AI risk mitigation is even harder
One of the aspects that also showed up in force, is that AI usage it risky. Hallucinations are common, wrong or inappropriate output shows up regularly, and the border between helpful and creepy features is a very narrow edge. Google is very well aware of it and has huge teams working on solving these problems, yet even their keynotes had demoes that failed in the eyes of some audience members. Finding my car number plate in my own photos easily might be good, but what if someone else takes lots of photos and uses the same query for more nefarious reasons.

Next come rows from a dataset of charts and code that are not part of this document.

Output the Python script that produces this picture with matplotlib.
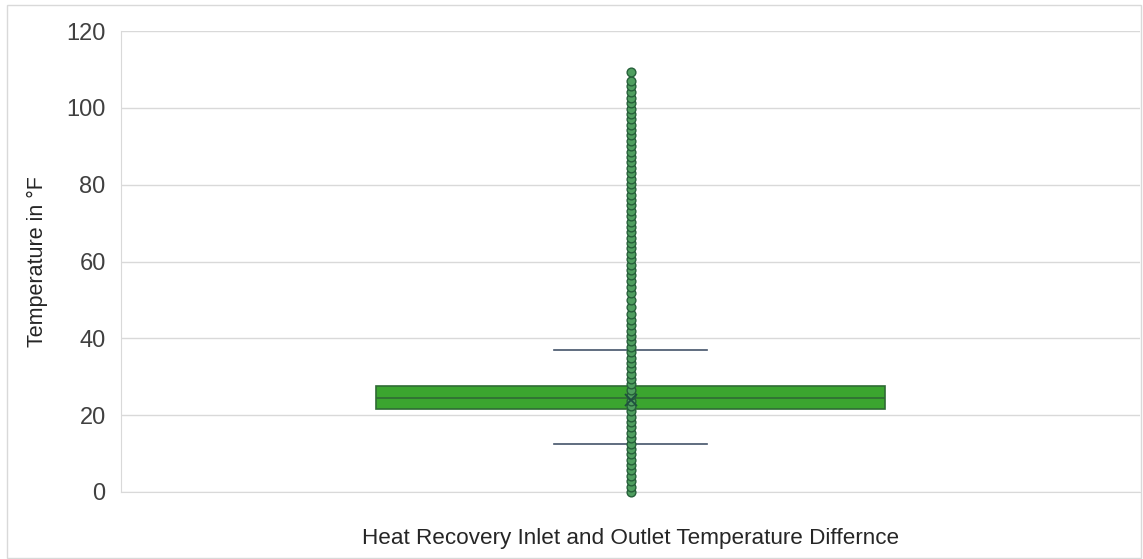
import matplotlib
matplotlib.use("Agg")
import matplotlib.pyplot as plt
from matplotlib.patches import Rectangle

# ---- data ----
category = "Heat Recovery Inlet and Outlet Temperature Differnce"
y_label = "Temperature in °F"
y_ticks = [0, 20, 40, 60, 80, 100, 120]

q1 = 21.6
median = 24.5
q3 = 27.6
whisker_low = 12.5
whisker_high = 37.0
mean_value = 24.0

points = [0, 1.4, 2.8, 4.2, 5.6, 7.0, 8.4, 9.8, 11.2, 12.6, 14.0, 15.4, 16.8,
          18.2, 19.6, 21.0, 22.4, 23.8, 25.2, 26.6, 28.0, 29.4, 30.8, 32.2,
          33.6, 35.0, 36.4, 37.8, 39.2, 40.6, 42.0, 43.4, 44.8, 46.4, 48.2,
          50.0, 51.8, 53.4, 55.0, 56.4, 57.8, 59.2, 60.6, 62.0, 63.4, 64.8,
          66.2, 67.6, 69.0, 70.4, 71.8, 73.2, 74.6, 76.0, 77.4, 78.8, 80.2,
          81.6, 83.0, 84.4, 85.8, 87.2, 88.6, 90.0, 91.4, 92.8, 94.2, 95.6,
          97.0, 98.4, 99.8, 101.2, 102.6, 104.0, 105.6, 107.0, 109.4]

plt.rcParams['font.family'] = ['Liberation Sans', 'DejaVu Sans']

fig = plt.figure(figsize=(11.43, 5.59), dpi=100)
ax = fig.add_axes([121/1143, 1-492/559, (1140-121)/1143, (492-31)/559])

# chart border
fig.patches.append(Rectangle((7/1143, 0.002), (1141-7)/1143, 1-5/559-0.002,
                             transform=fig.transFigure, fill=False,
                             edgecolor='#d9d9d9', linewidth=1))

stats = [dict(med=median, q1=q1, q3=q3, whislo=whisker_low, whishi=whisker_high,
              mean=mean_value, fliers=[], label=category)]
ax.bxp(stats, positions=[1], widths=0.5, capwidths=0.151, patch_artist=True,
       showmeans=False, showfliers=False,
       boxprops=dict(facecolor='#3ba52f', edgecolor='#2f6b35', linewidth=1.2),
       medianprops=dict(color='#2f6b35', linewidth=1.2),
       whiskerprops=dict(color='#44546a', linewidth=1.2),
       capprops=dict(color='#44546a', linewidth=1.2), zorder=2)

ax.plot([1]*len(points), points, linestyle='none', marker='o', markersize=6.3,
        markerfacecolor='#4f9e5f', markeredgecolor='#26603a', markeredgewidth=1.0,
        zorder=3, clip_on=False)
ax.plot([1], [mean_value], linestyle='none', marker='x', markersize=9,
        color='#1f4f40', markeredgewidth=1.3, zorder=4)

ax.set_xlim(0.5, 1.5)
ax.set_ylim(0, 120)
ax.set_yticks(y_ticks)
ax.set_yticklabels([str(t) for t in y_ticks], fontsize=17, color='#404040')
ax.tick_params(axis='y', length=0, pad=11)
ax.set_xticks([1])
ax.set_xticklabels([category], fontsize=16.2, color='#262626')
ax.tick_params(axis='x', length=0, pad=26)
ax.set_ylabel(y_label, fontsize=15.5, color='#262626', labelpad=13)

ax.grid(axis='y', color='#d9d9d9', linewidth=1)
ax.set_axisbelow(True)
for s in ['top', 'right']:
    ax.spines[s].set_visible(False)
ax.spines['left'].set_color('#d9d9d9')
ax.spines['bottom'].set_color('#d9d9d9')

fig.savefig('out.png', dpi=100)
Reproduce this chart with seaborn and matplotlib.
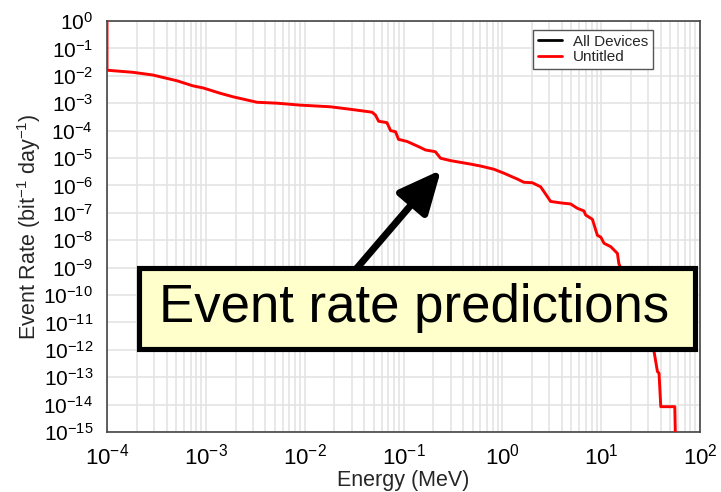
import matplotlib
matplotlib.use("Agg")
import matplotlib.pyplot as plt
from matplotlib.lines import Line2D
from matplotlib.patches import Rectangle
from matplotlib.ticker import LogLocator, NullFormatter, NullLocator
import seaborn as sns
import numpy as np

# ---- data ----
energy_mev = [1.0e-4, 1.0e-4, 1.83e-4, 2.9e-4, 5.1e-4, 7.4e-4, 9.4e-4, 1.4e-3, 1.9e-3,
              3.3e-3, 5.3e-3, 9.0e-3, 1.82e-2, 2.9e-2, 4.8e-2, 5.2e-2, 5.6e-2, 6.8e-2,
              7.4e-2, 8.3e-2, 8.9e-2, 0.109, 0.142, 0.167, 0.21, 0.237, 0.30, 0.476,
              0.60, 0.82, 1.035, 1.42, 1.65, 2.01, 2.44, 2.64, 3.08, 3.89, 4.91, 5.74,
              6.70, 6.97, 8.15, 9.16, 9.9, 10.7, 12.5, 14.6, 15.1, 34.3, 37.1, 38.5,
              40.1, 55.6, 56.9]
rate = [1.0, 1.6e-2, 1.34e-2, 1.07e-2, 6.6e-3, 4.3e-3, 3.6e-3, 2.3e-3, 1.7e-3,
        1.08e-3, 1.0e-3, 8.5e-4, 7.4e-4, 6.0e-4, 4.7e-4, 3.7e-4, 2.2e-4, 1.95e-4,
        1.0e-4, 9.1e-5, 4.8e-5, 4.0e-5, 2.6e-5, 1.96e-5, 1.7e-5, 9.8e-6, 8.0e-6, 6.0e-6,
        5.1e-6, 3.9e-6, 2.8e-6, 1.7e-6, 1.3e-6, 1.25e-6, 8.9e-7, 5.9e-7, 2.6e-7, 2.3e-7,
        2.1e-7, 1.46e-7, 1.17e-7, 8.3e-8, 5.8e-8, 1.5e-8, 1.3e-8, 7.7e-9, 5.8e-9,
        3.3e-9, 1.4e-9, 8.5e-13, 1.6e-13, 1.4e-13, 8.4e-15, 8.4e-15, 1.0e-16]
legend_labels = ["All Devices", "Untitled"]
legend_colors = ["black", "red"]
x_exps = [-4, -3, -2, -1, 0, 1, 2]
y_exps = list(range(0, -16, -1))
annotation_text = "Event rate predictions"

sns.set_style("whitegrid")
plt.rcParams["font.family"] = ["Liberation Sans", "DejaVu Sans"]
plt.rcParams["mathtext.fontset"] = "custom"
plt.rcParams["mathtext.rm"] = "Liberation Sans"
plt.rcParams["mathtext.it"] = "Liberation Sans:italic"
plt.rcParams["mathtext.bf"] = "Liberation Sans:bold"


def pow_label(e):
    return r"$\mathregular{10^{%d}}$" % e


W, H = 721, 492
AX_L, AX_R, AX_T, AX_B = 107, 700, 21, 432


def fx(px):
    return (px - AX_L) / (AX_R - AX_L)


def fy(py):
    return (AX_B - py) / (AX_B - AX_T)


fig = plt.figure(figsize=(W / 100, H / 100), dpi=100)
ax = fig.add_axes([AX_L / W, 1 - AX_B / H, (AX_R - AX_L) / W, (AX_B - AX_T) / H])

sns.lineplot(x=energy_mev, y=rate, estimator=None, sort=False, color="red",
             linewidth=2.1, ax=ax, zorder=3)

ax.set_xscale("log")
ax.set_yscale("log")
ax.set_xlim(1e-4, 1e2)
ax.set_ylim(1e-15, 1e0)

ax.set_xticks([10.0 ** e for e in x_exps])
ax.set_xticklabels([pow_label(e) for e in x_exps])
ax.xaxis.set_minor_locator(LogLocator(base=10, subs=np.arange(2, 10)))
ax.xaxis.set_minor_formatter(NullFormatter())
ax.set_yticks([10.0 ** e for e in y_exps])
ax.set_yticklabels([pow_label(e) for e in y_exps])
ax.yaxis.set_minor_locator(NullLocator())

ax.grid(True, which="major", color="#e2e2e2", linewidth=1.1)
ax.grid(True, which="minor", axis="x", color="#e2e2e2", linewidth=1.1)
ax.tick_params(axis="x", which="both", length=0, labelsize=16, pad=8, labelcolor="black")
ax.tick_params(axis="y", which="both", length=0, labelsize=15, pad=10, labelcolor="black")
for s in ax.spines.values():
    s.set_color("#444444")
    s.set_linewidth(1.2)
    s.set_visible(True)

ax.set_xlabel("Energy (MeV)", fontsize=15.5, labelpad=1)
ax.set_ylabel(r"Event Rate (bit$^{\mathregular{-1}}$ day$^{\mathregular{-1}}$)",
              fontsize=15.5, labelpad=0)

handles = [Line2D([0], [0], color=c, linewidth=2) for c in legend_colors]
leg = ax.legend(handles, legend_labels, loc="upper right",
                bbox_to_anchor=(fx(653), fy(30)),
                borderaxespad=0, fontsize=11, frameon=True, fancybox=False,
                handlelength=1.55, borderpad=0.3, labelspacing=0.12, handletextpad=0.75)
leg.get_frame().set_edgecolor("#555555")
leg.get_frame().set_linewidth(1.0)
leg.get_frame().set_alpha(1.0)
leg.set_zorder(5)

# arrow
ax.annotate("", xy=(fx(441), fy(170)), xytext=(fx(357), fy(268)),
            xycoords="axes fraction", textcoords="axes fraction",
            arrowprops=dict(arrowstyle="-|>,head_length=1.3,head_width=0.6",
                            mutation_scale=20, color="black", linewidth=5,
                            shrinkA=0, shrinkB=0),
            zorder=6)

# callout box
ax.add_patch(Rectangle((fx(138.5), fy(348.5)), fx(694.5) - fx(138.5), fy(267.5) - fy(348.5),
                       transform=ax.transAxes, facecolor="#ffffcc", edgecolor="black",
                       linewidth=3.7, zorder=7, clip_on=False))
ax.text(fx(414), fy(308), annotation_text,
        transform=ax.transAxes, ha="center", va="center", fontsize=38,
        color="black", zorder=8)

fig.savefig("out.png", dpi=100)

We believe that smaller features that are tighter controlled in terms of applicable usage and heavily integrated in a specific product will help with the risk and creepiness reduction. However in the AI is just a tool, and to a large degree the human users decides upon its usage and application. AI can be good and bad, just like fire.
Communication is hardest
Last but not least we need to chat about communication as it continues to be a weak spot for Google. The keynotes, the sessions, and Google communication in general can suffer from the following issues:
- Sometimes it is not clear who the target audience for a specific session or message is? Investors, employees, consumers, developers? Often Google seems to want to address all at the same time, and then succeeds confusing everyone. Keynotes get too long and want to cover all different aspects and leave everyone bored or baffled during some segments.
- Timing and transparency of communication is off. If you are restructuring your teams and significantly reduce the employees backing a specific technology, you must have a public statement ready and launched the day the restructure happens to avoid negative impact on the related communities. For example, the Flutter community suffered significant unrest due to the recent layoffs, yet at the conference Google seemed very much committed to Flutter and leadership confirmed that commitment when asked directly in the GDE session. Sending that message out earlier and loudly would have helped.
- Professionalism is good, but Google seems to be overdoing it. Sure, the event is broadcast world-wide, has a huge audience, and is very important for the business of Google. At the same time sessions should not be full of looks at the teleprompter from stiff presenters, who don’t seem to have any joy in presenting to the audience. We need fun and enthusiasm back, maybe even a failure here and there, and a laugh!
Other random thoughts
- The crowd management in terms of accessing the site of the event was understandably tense, due to the protests.
- Android development and tooling are amazing. A good time for Lukas to play with it.
- Google’s work on web technologies continues to drive improvements – we love it.
- The possibilities to play with models, tweak them, integrate them in your products, and generally learn more about AI are overwhelming and super interesting at the same time. What do you want to do first?
- Quantum computing is years away from affecting your every day life, but also mind-blowing and super interesting.
- Suncream and a hat are very useful for an outdoor event in California.
Conclusion
Now some of our feedback sounded kinda harsh, didn’t it? Just take it as a kind hearted suggestion from us to Google. We loved attending the show and strongly believe that amazing things are in the pipeline and ahead. Google understands AI, is integrating it in many of its products, created focus for the teams, and has numerous other amazing efforts on the way.
It’s just one of the construction or DIY jobs we regularly engage in – nothing is as simple and fast as it looks at first, but in the end the result is always more rewarding when it wasn’t easy to get done.